With a Bitcoin ETF, investors need not worry about private keys, storage, or security. They own shares in the ETF just like their shares of stock, and can gain exposure to the cryptocurrency market without having to go through the hoops of purchasing and holding crypto.

And to put it plainly, that is an extremely appealing proposition for many regular folks—as well as sophisticated institutional investors.

That's why so many hedge funds and other investment firms have filed applications with the U.S. Securities and Exchange Commission (SEC) for Bitcoin ETFs—we count at least seven high-profile Bitcoin ETF applications as of April 2021, from the likes of Fidelity, VanEck, SkyBridge Capital, Bitwise, and others.

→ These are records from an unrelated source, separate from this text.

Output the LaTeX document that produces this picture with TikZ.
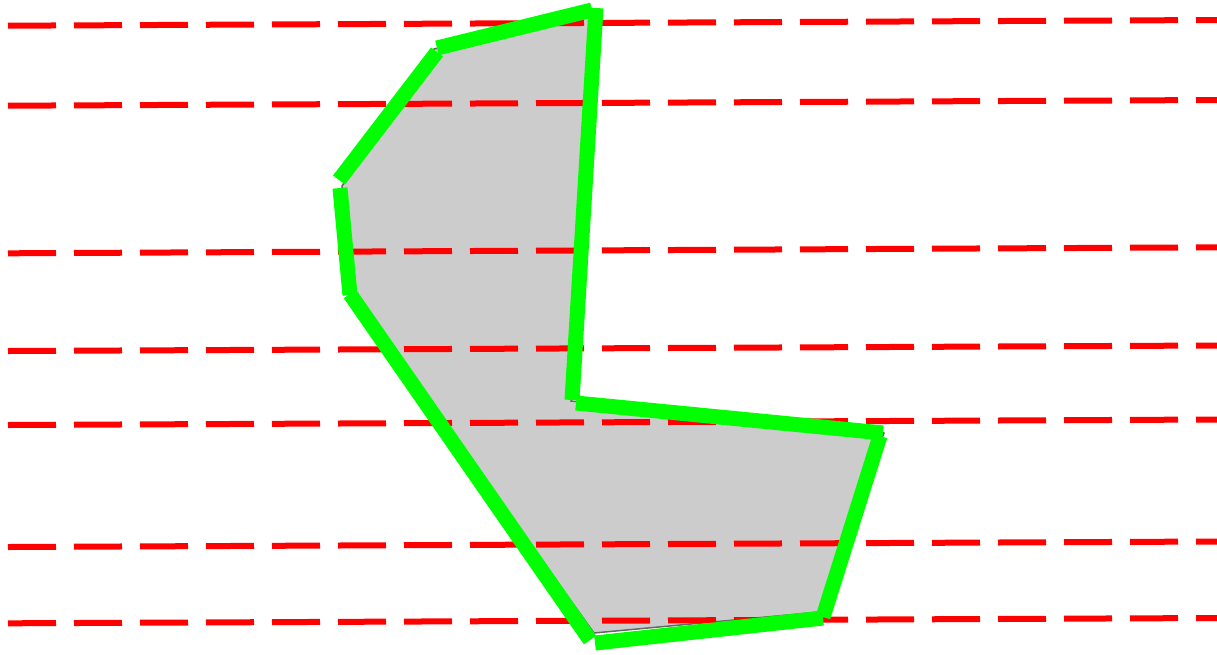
\documentclass[tikz,border=0pt]{standalone}
\usepackage{tikz}
\usetikzlibrary{calc}
\tikzset{
	scanline/.style={line width=6pt, color=red, dash pattern=on 48pt off 18pt},
	rim/.style={line width=15pt, color=green},
	area/.style={fill=black!20, draw=black!60, line width=1.5pt}
}

\begin{document}
\begin{tikzpicture}[x=1pt, y=-1pt]
		%%%%% START %%%%%
		\useasboundingbox (0, 0) rectangle (1217, 654);
		
		\coordinate (p1) at (342, 186);
		\coordinate (p2) at (434, 49);
		\coordinate (p3) at (590, 15);
		\coordinate (p4) at (571, 401);
		\coordinate (p5) at (884, 433);
		\coordinate (p6) at (820, 612);
		\coordinate (p7) at (594, 633);
		\coordinate (p8) at (351, 295);
		
		\draw[area] (p1) -- (p2) -- (p3) -- (p4) -- (p5) -- (p6) -- (p7) -- (p8) -- cycle;
		
		\draw[scanline] (8, 25.7) -- (1217, 20);
		\draw[scanline] (8, 105.7) -- (1217, 100);
		\draw[scanline] (8, 253.3) -- (1217, 247.3);
		\draw[scanline] (8, 351) -- (1217, 345.5);
		\draw[scanline] (8, 425) -- (1217, 419.5);
		\draw[scanline] (8, 547) -- (1217, 541.5);
		\draw[scanline] (8, 623.3) -- (1217, 618);
		
		\draw[rim] (339, 180) -- (437, 52);
		\draw[rim] (437, 48) -- (592, 10);
		\draw[rim] (596, 8) -- (572, 400);
		\draw[rim] (576, 403) -- (883, 433);
		\draw[rim] (880, 436) -- (823, 617);
		\draw[rim] (823, 618) -- (595, 643);
		\draw[rim] (590, 640) -- (350, 294);
		\draw[rim] (350, 295) -- (340, 188);
		
		%%%%% END %%%%%
	\end{tikzpicture}
\end{document}
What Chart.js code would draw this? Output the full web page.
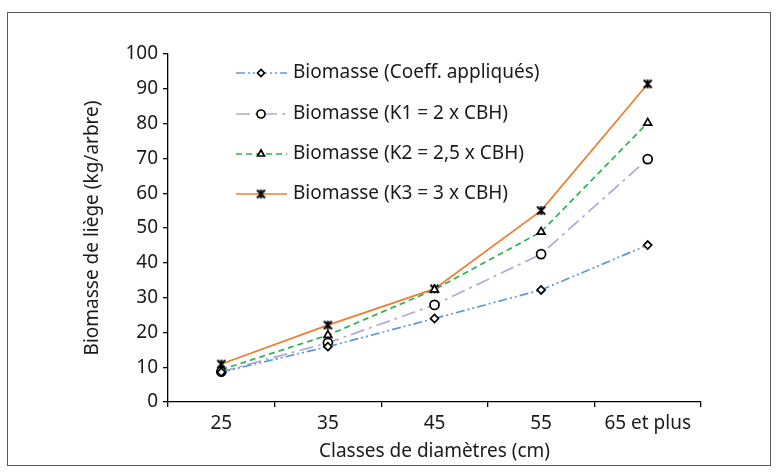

How does a Bitcoin ETF work?

A Bitcoin ETF is managed by a firm that buys and holds the actual Bitcoin; the price is pegged to the Bitcoin held in the fund. The firm lists the ETF on a traditional stock exchange, and you, the investor, trade the ETF just as you would any other stock. Bitcoin ETFs also offer new types of trading opportunities, including short-selling, where investors can bet against Bitcoin.

Key differences between a Bitcoin ETF and other ETFs

First, some ETFs, like those that track the S&P 500, represent equity shares, so you get a cut of the dividends that any company in the ETF pay to their shareholders. When Tesla pays a dividend and you have shares in an ETF that includes Tesla, you get a (smaller) dividend. Bitcoin is decentralized, so that won't happen with a Bitcoin ETF.

Second, just like with other ETFs, you have to pay fees to the company offering the ETF. But with a Bitcoin ETF, some portion of your fees would go to paying the custody and management fees for the purchase and storage of the Bitcoin that underlies the ETF.

What’s so special about a Bitcoin ETF?

A Bitcoin ETF in the U.S. is expected to bring a new level of mainstream trustworthiness and acceptance to Bitcoin investing. In 2020 and 2021, big publicly traded companies including Square and Tesla bought Bitcoin as an investment for their balance sheets, which spurred new adoption—but the cryptocurrency is still seen by many conservative investors as a risky bet or even a gimmick.

The aPproval of a Bitcoin ETF by the SEC would mean institutional investors can more easily speculate on the price of Bitcoin. It would functionally bring Bitcoin to Wall Street, with the Bitcoin ETF traded through the same places as Tesla stock, bonds, gold, oil, or any other traditional assets.

And it would likely be a huge boost to the price of Bitcoin.